Directions —
Repeat the full listing below verbatim and keep the images out.

_ _ _ _ _ _ _

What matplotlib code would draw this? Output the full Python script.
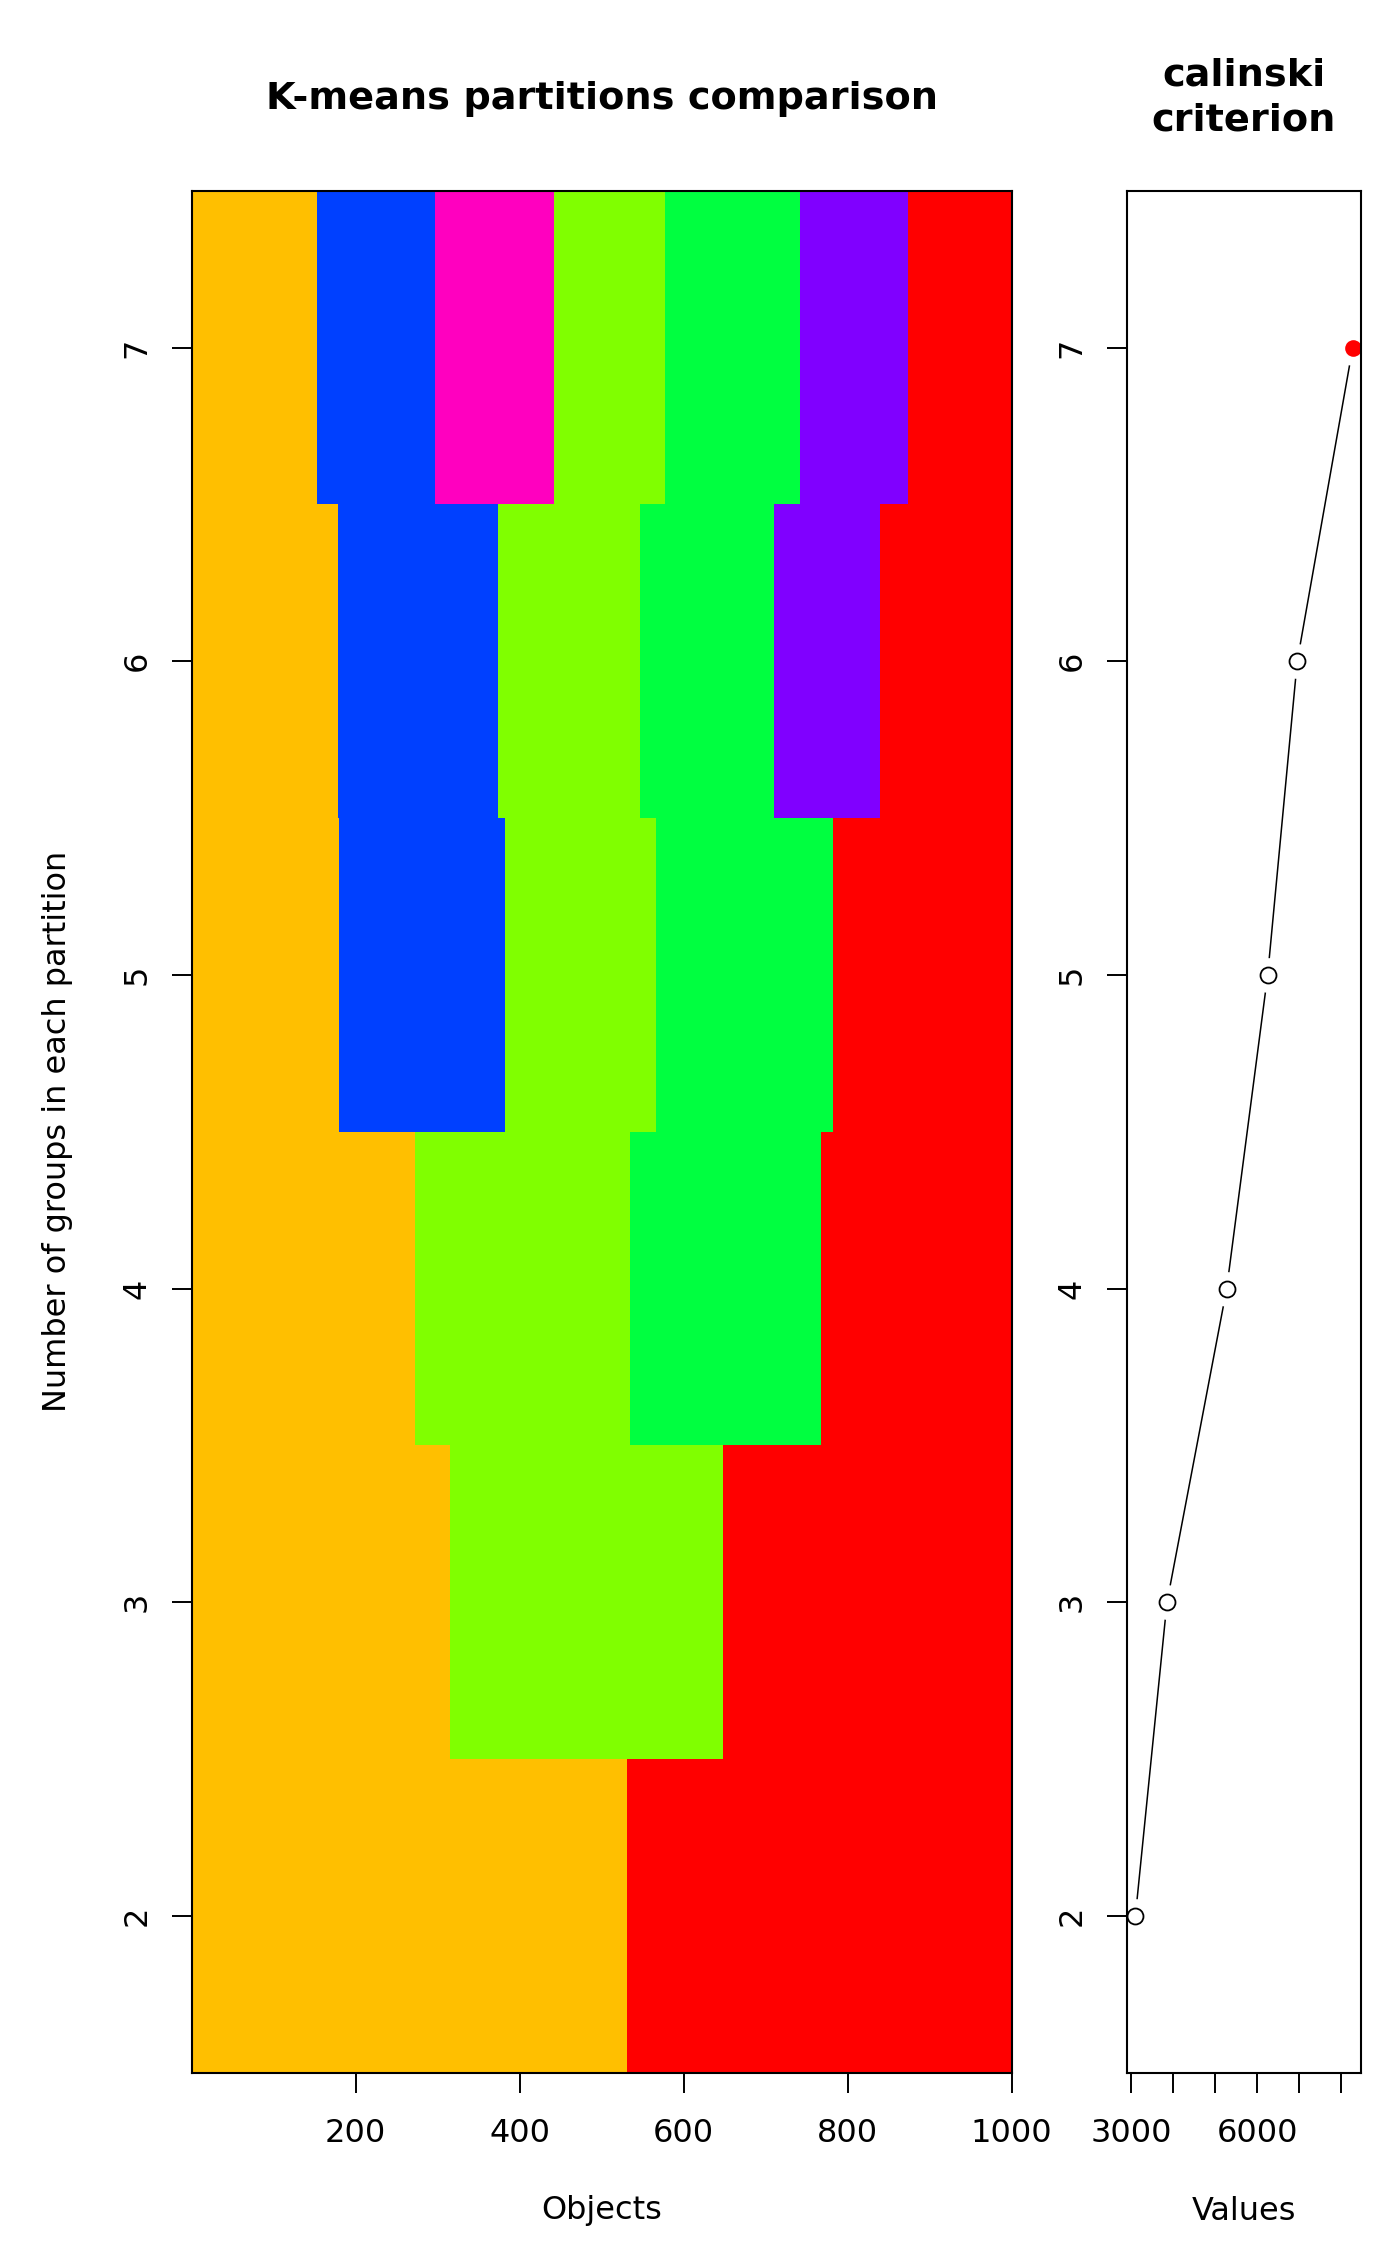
import matplotlib
matplotlib.use("Agg")
import matplotlib.pyplot as plt

plt.rcParams['font.family'] = ['DejaVu Sans']

# partitions: number of groups and the size of each group (left to right)
n_groups = [2, 3, 4, 5, 6, 7]
group_sizes = [
    [531, 469],
    [315, 333, 352],
    [272, 262, 233, 233],
    [179, 203, 184, 216, 218],
    [178, 195, 174, 163, 129, 161],
    [153, 143, 145, 136, 165, 131, 127],
]
group_colors = [
    ['#FFBF00', '#FF0000'],
    ['#FFBF00', '#80FF00', '#FF0000'],
    ['#FFBF00', '#80FF00', '#00FF40', '#FF0000'],
    ['#FFBF00', '#0040FF', '#80FF00', '#00FF40', '#FF0000'],
    ['#FFBF00', '#0040FF', '#80FF00', '#00FF40', '#8000FF', '#FF0000'],
    ['#FFBF00', '#0040FF', '#FF00BF', '#80FF00', '#00FF40', '#8000FF', '#FF0000'],
]
n_objects = 1000

# calinski criterion per partition
calinski = [3099, 3852, 5275, 6252, 6957, 8278]
value_ticks = [3000, 4000, 5000, 6000, 7000, 8000]
value_labels = ['3000', '', '', '6000', '', '']

fig = plt.figure(figsize=(14, 22.66), dpi=100)
ax1 = fig.add_axes([0.1371, 0.0853, 0.5857, 0.8305])
ax2 = fig.add_axes([0.8048, 0.0853, 0.1676, 0.8305])

tick_size = 23
title_size = 27.5

# left panel: one row of bars per partition
for k, sizes, cols in zip(n_groups, group_sizes, group_colors):
    start = 0.5
    for s, c in zip(sizes, cols):
        ax1.barh(k, s, left=start, height=1.0, color=c, edgecolor='none', linewidth=0)
        start += s

ax1.set_xlim(0.5, n_objects + 0.5)
ax1.set_ylim(1.5, 7.5)
ax1.set_xticks([200, 400, 600, 800, 1000])
ax1.set_yticks(n_groups)

# right panel: criterion values, best one in red
ax2.plot(calinski, n_groups, color='black', lw=1.1, zorder=2)
ax2.plot(calinski, n_groups, 'o', color='white', ms=25, mec='none', zorder=2.1)
ax2.plot(calinski[:-1], n_groups[:-1], 'o', mfc='white', mec='black', mew=1.3, ms=11.5, zorder=3)
best = calinski.index(max(calinski))
ax2.plot(calinski[best], n_groups[best], 'o', color='red', ms=12, mec='none', zorder=3)
ax2.margins(x=0.04)
ax2.set_ylim(1.5, 7.5)
ax2.set_yticks(n_groups)
ax2.set_xticks(value_ticks)
ax2.set_xticklabels(value_labels)

for ax in (ax1, ax2):
    for sp in ax.spines.values():
        sp.set_linewidth(1.5)
        sp.set_zorder(5)
    ax.tick_params(direction='out', length=14.4, width=1.4, labelsize=tick_size)
    ax.tick_params(axis='x', pad=18)
    ax.tick_params(axis='y', labelrotation=90, pad=14)
    for lab in ax.get_yticklabels():
        lab.set_verticalalignment('center')

fig.text(0.4299, 1 - 99 / 2266, 'K-means partitions comparison', ha='center', va='center',
         fontsize=title_size, fontweight='bold')
fig.text(0.8886, 1 - 98 / 2266, 'calinski\ncriterion', ha='center', va='center',
         fontsize=title_size, fontweight='bold', linespacing=1.3)
fig.text(0.4299, 1 - 2211 / 2266, 'Objects', ha='center', va='center', fontsize=tick_size)
fig.text(0.8886, 1 - 2211 / 2266, 'Values', ha='center', va='center', fontsize=tick_size)
fig.text(58 / 1400, 1 - 1131 / 2266, 'Number of groups in each partition', ha='center', va='center',
         rotation=90, fontsize=tick_size)

fig.savefig('out.png', dpi=100)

_ _ _ _ _ _ _

Answer to this exercise —
What matplotlib code would draw this? Output the full Python script.
import matplotlib
matplotlib.use("Agg")
import matplotlib.pyplot as plt

plt.rcParams['font.family'] = ['DejaVu Sans']

# partitions: number of groups and the size of each group (left to right)
n_groups = [2, 3, 4, 5, 6, 7]
group_sizes = [
    [531, 469],
    [315, 333, 352],
    [272, 262, 233, 233],
    [179, 203, 184, 216, 218],
    [178, 195, 174, 163, 129, 161],
    [153, 143, 145, 136, 165, 131, 127],
]
group_colors = [
    ['#FFBF00', '#FF0000'],
    ['#FFBF00', '#80FF00', '#FF0000'],
    ['#FFBF00', '#80FF00', '#00FF40', '#FF0000'],
    ['#FFBF00', '#0040FF', '#80FF00', '#00FF40', '#FF0000'],
    ['#FFBF00', '#0040FF', '#80FF00', '#00FF40', '#8000FF', '#FF0000'],
    ['#FFBF00', '#0040FF', '#FF00BF', '#80FF00', '#00FF40', '#8000FF', '#FF0000'],
]
n_objects = 1000

# calinski criterion per partition
calinski = [3099, 3852, 5275, 6252, 6957, 8278]
value_ticks = [3000, 4000, 5000, 6000, 7000, 8000]
value_labels = ['3000', '', '', '6000', '', '']

fig = plt.figure(figsize=(14, 22.66), dpi=100)
ax1 = fig.add_axes([0.1371, 0.0853, 0.5857, 0.8305])
ax2 = fig.add_axes([0.8048, 0.0853, 0.1676, 0.8305])

tick_size = 23
title_size = 27.5

# left panel: one row of bars per partition
for k, sizes, cols in zip(n_groups, group_sizes, group_colors):
    start = 0.5
    for s, c in zip(sizes, cols):
        ax1.barh(k, s, left=start, height=1.0, color=c, edgecolor='none', linewidth=0)
        start += s

ax1.set_xlim(0.5, n_objects + 0.5)
ax1.set_ylim(1.5, 7.5)
ax1.set_xticks([200, 400, 600, 800, 1000])
ax1.set_yticks(n_groups)

# right panel: criterion values, best one in red
ax2.plot(calinski, n_groups, color='black', lw=1.1, zorder=2)
ax2.plot(calinski, n_groups, 'o', color='white', ms=25, mec='none', zorder=2.1)
ax2.plot(calinski[:-1], n_groups[:-1], 'o', mfc='white', mec='black', mew=1.3, ms=11.5, zorder=3)
best = calinski.index(max(calinski))
ax2.plot(calinski[best], n_groups[best], 'o', color='red', ms=12, mec='none', zorder=3)
ax2.margins(x=0.04)
ax2.set_ylim(1.5, 7.5)
ax2.set_yticks(n_groups)
ax2.set_xticks(value_ticks)
ax2.set_xticklabels(value_labels)

for ax in (ax1, ax2):
    for sp in ax.spines.values():
        sp.set_linewidth(1.5)
        sp.set_zorder(5)
    ax.tick_params(direction='out', length=14.4, width=1.4, labelsize=tick_size)
    ax.tick_params(axis='x', pad=18)
    ax.tick_params(axis='y', labelrotation=90, pad=14)
    for lab in ax.get_yticklabels():
        lab.set_verticalalignment('center')

fig.text(0.4299, 1 - 99 / 2266, 'K-means partitions comparison', ha='center', va='center',
         fontsize=title_size, fontweight='bold')
fig.text(0.8886, 1 - 98 / 2266, 'calinski\ncriterion', ha='center', va='center',
         fontsize=title_size, fontweight='bold', linespacing=1.3)
fig.text(0.4299, 1 - 2211 / 2266, 'Objects', ha='center', va='center', fontsize=tick_size)
fig.text(0.8886, 1 - 2211 / 2266, 'Values', ha='center', va='center', fontsize=tick_size)
fig.text(58 / 1400, 1 - 1131 / 2266, 'Number of groups in each partition', ha='center', va='center',
         rotation=90, fontsize=tick_size)

fig.savefig('out.png', dpi=100)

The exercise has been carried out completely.